Speranza
The research by H. Poriss.
Hilary Poriss received her B.A. from Bates College and her M.A. and Ph.D. in music history from the University of Chicago.
Her primary research interests are in the areas of ITALIAN OPERA, performance practice, diva culture, and the aesthetics of 19th-century musical culture.
She is the author of
Changing the Score: Arias, Prima Donnas, and the Authority of Performance
(Oxford University Press, 2009),
and the co-editor of Fashions and Legacies of Nineteenth-Century Italian Opera (Cambridge University Press, 2010).
Her articles and reviews have been published in 19th-Century Music, Cambridge Opera Journal, Nineteenth-Century Music Review, Verdi Forum, Journal of British Studies and other musicological books and journals.
Poriss teaches survey classes in music history, as well as courses in opera history and theories of performance.

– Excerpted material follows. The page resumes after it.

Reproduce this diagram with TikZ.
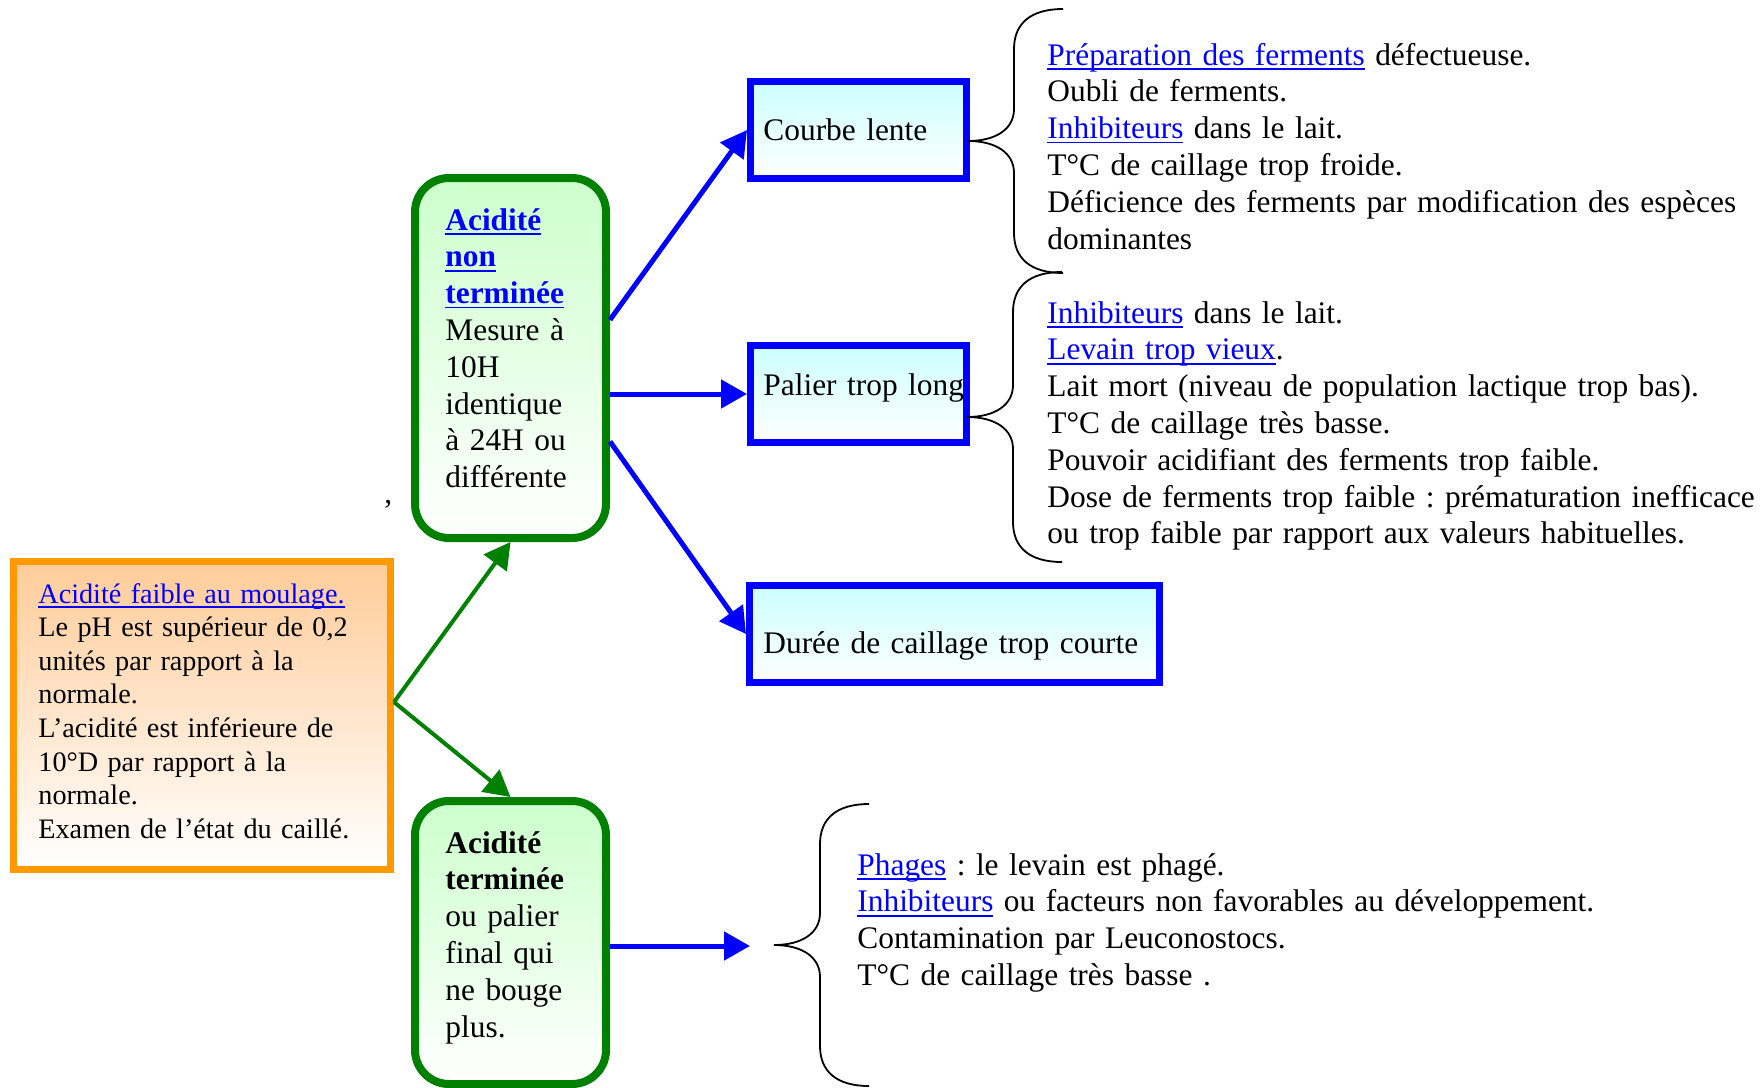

Poriss has held fellowships from the American Academy in Rome (2006-2007), the Franke Institute for the Humanities (2004-05), Columbia University Society of Fellows in the Humanities (2001-02), the American Association of University Women (1999-2000), and the Gladys Kriebel Delmas Foundation (1999 and 2002).
Her 1999 paper, “Making Their Way through the World: Italian One-Hit Wonders,” won the Paul A. Pisk Prize of the American Musicological Society. She has taught previously at the University of Cincinnati, the University of Chicago, and Columbia University.